Local activist Jason Pim said that while it was nice to hear from elected officials, there are many water issues not influenced by the lake that need to be addressed.
“We can’t seem to get to that point where we can talk about the local water pollution issues,” Pim said. “We have many water bodies to restore and we can’t seem to get to the point where we can remove legacy pollution.”
Lee County Commissioner Brian Hamman said he was encouraged the Corps, which is, among other things, vested with managing water levels within the lake to prevent a breach in the dike with surrounds it, was hearing their message about Caloosahatchee releases.
“This isn’t just our environment, it’s our economy. We don’t want hospitality workers standing in food lines because they got laid off,” Hamman said. “Every community on the river and lake are affected and they all have a different concern than us. We’re all competing for the best plan for our regions, but we share this space and we’re going to have to make some tradeoffs to come up with a plan that has balance.”
The city of Cape Coral and Lee County have each sent letters to the Army Corps of Engineers saying the Corps’ option of choice, Alternative CC, disproportionately sends water west via the Caloosahatchee.
Lee County Commission Chair Kevin Ruane sent a followup letter last Tuesday after following the Army Corp’s Web Meeting held the day before.

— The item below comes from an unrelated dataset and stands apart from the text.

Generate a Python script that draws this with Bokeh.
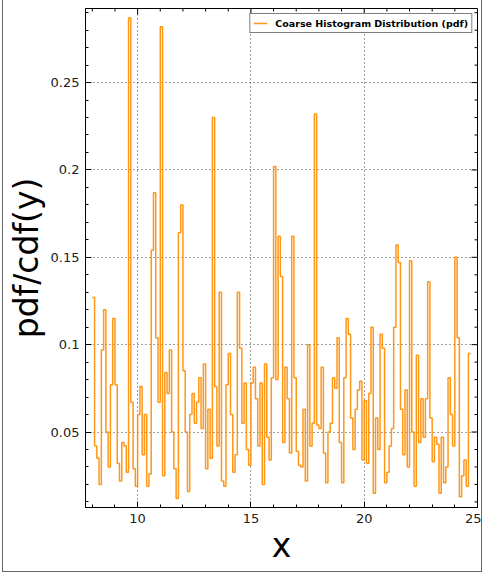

“Lee County closely followed the Army Corp’s Web Meeting held on August 9th and continue to be frustrated with the direction of the ‘preferred alternative’ and optimization process,” Ruane wrote. “Lee County remains profoundly disappointed with the starting point for optimization, and we continue to be concerned about how ‘optimization’ will occur over the next two months.”
He reiterated the county’s arguments against additional flows sent west and concluded with general unhappiness as to how the process has proceeded.
“Continuing down the path that you articulated has done little to alleviate our concerns,” Ruane wrote. “We continue to be frustrated by the process and the outcome. We sincerely hope that appropriate changes are made to achieve balance in Lake Operations.”
The Corps must have a new 10-year management plan in place and ready to be implemented by the end of 2022 when the Herbert Hoover Dike construction is complete.
The Corps looked at six options and says Alternative CC meets 10 of its 11 stated management objectives. Those objectives include continued protection of the dike that surrounds the lake and related flood control; reducing the algal bloom risk in the lake and affected estuaries; enhancing the ecology of the lake, the St. Lucie and Caloosahatchee estuaries and south Florida by sending more water south to benefit the ‘Glades; and maintaining congressionally authorized navigation and recreation projects.